- _What is needed_: State how many lines in the listing below include the word "this". Give nothing but the number.

[Code that draws figures]
>> BEGIN

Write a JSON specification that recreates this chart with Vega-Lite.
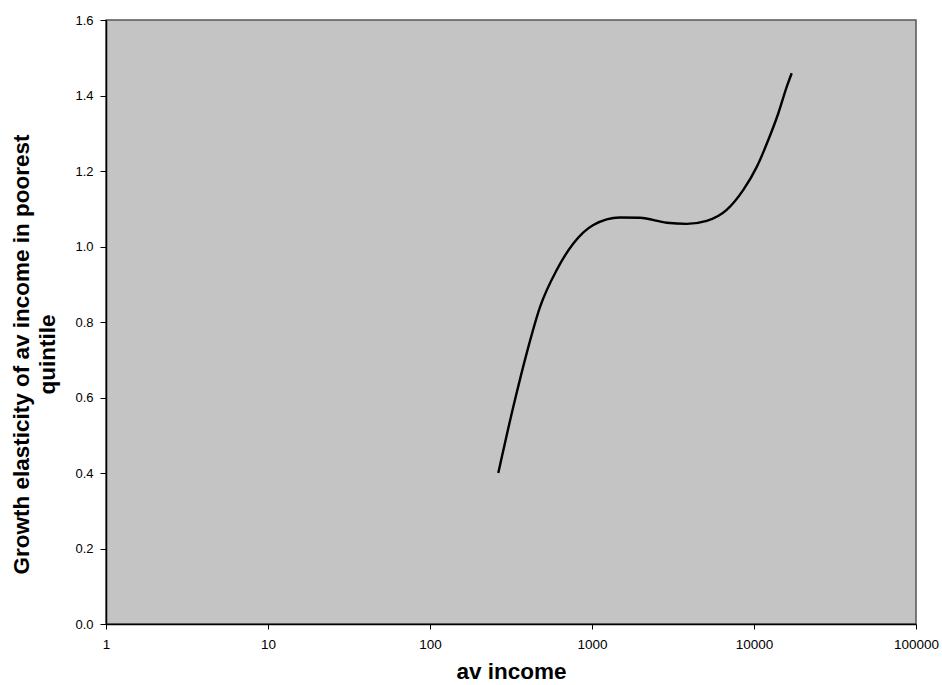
{
  "$schema": "https://vega.github.io/schema/vega-lite/v6.json",
  "width": 810,
  "height": 604,
  "autosize": {"type": "none"},
  "padding": {"left": 106, "top": 20, "right": 26, "bottom": 61},
  "background": "white",
  "config": {
    "font": "Liberation Sans",
    "view": {"fill": "#c4c4c4", "stroke": "#555555", "strokeWidth": 1.5}
  },
  "data": {
    "values": [
      {"income": 264, "elasticity": 0.40},
      {"income": 327, "elasticity": 0.576},
      {"income": 395, "elasticity": 0.717},
      {"income": 478, "elasticity": 0.84},
      {"income": 606, "elasticity": 0.938},
      {"income": 767, "elasticity": 1.008},
      {"income": 1019, "elasticity": 1.057},
      {"income": 1489, "elasticity": 1.077},
      {"income": 1978, "elasticity": 1.076},
      {"income": 2892, "elasticity": 1.063},
      {"income": 3843, "elasticity": 1.060},
      {"income": 5105, "elasticity": 1.068},
      {"income": 6781, "elasticity": 1.097},
      {"income": 8590, "elasticity": 1.15},
      {"income": 10400, "elasticity": 1.211},
      {"income": 12250, "elasticity": 1.282},
      {"income": 14130, "elasticity": 1.353},
      {"income": 15920, "elasticity": 1.423},
      {"income": 17090, "elasticity": 1.459}
    ]
  },
  "mark": {"type": "line", "color": "black", "strokeWidth": 2.4, "interpolate": "monotone"},
  "encoding": {
    "x": {
      "field": "income",
      "type": "quantitative",
      "scale": {"type": "log", "domain": [1, 100000], "nice": false},
      "axis": {
        "title": "av income",
        "values": [1, 10, 100, 1000, 10000, 100000],
        "format": "d",
        "grid": false,
        "labelFlush": false,
        "labelOverlap": false,
        "domainColor": "black",
        "domainWidth": 1.5,
        "tickColor": "black",
        "tickSize": 5,
        "labelPadding": 8,
        "labelFontSize": 13.5,
        "labelColor": "black",
        "titleFontSize": 22.5,
        "titleFontWeight": "bold",
        "titleColor": "black",
        "titleBaseline": "alphabetic",
        "titleY": 54
      }
    },
    "y": {
      "field": "elasticity",
      "type": "quantitative",
      "scale": {"domain": [0, 1.6], "nice": false},
      "axis": {
        "title": ["Growth elasticity of av income in poorest", "quintile"],
        "values": [0, 0.2, 0.4, 0.6, 0.8, 1.0, 1.2, 1.4, 1.6],
        "format": ".1f",
        "grid": false,
        "labelFlush": false,
        "labelOverlap": false,
        "domainColor": "black",
        "domainWidth": 1.5,
        "tickColor": "black",
        "tickSize": 6,
        "labelPadding": 7,
        "labelFontSize": 13,
        "labelColor": "black",
        "titleFontSize": 22.5,
        "titleFontWeight": "bold",
        "titleColor": "black",
        "titleLineHeight": 26,
        "titleBaseline": "middle",
        "titleAlign": "center",
        "titleAngle": -90,
        "titleX": -85,
        "titleY": 334
      }
    }
  }
}
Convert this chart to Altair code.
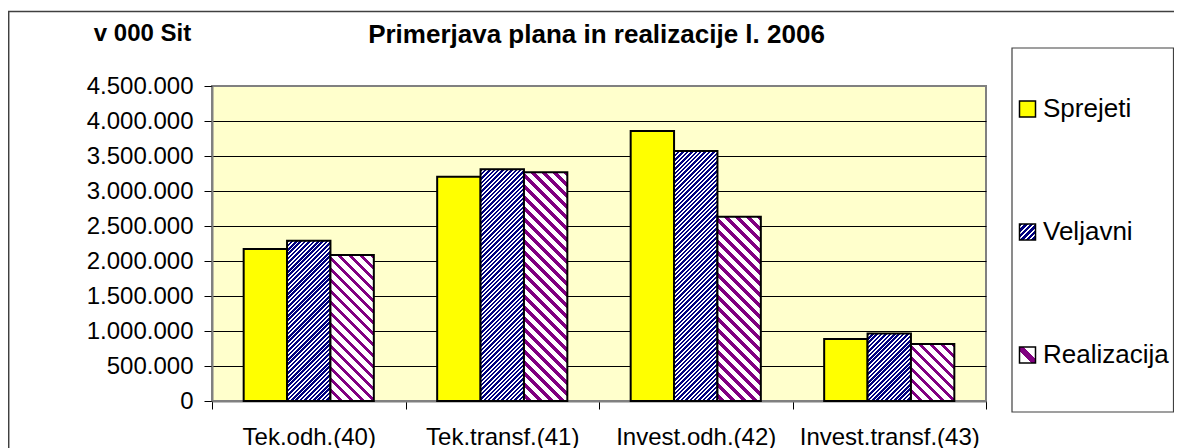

>> END

- _Answer below_: 2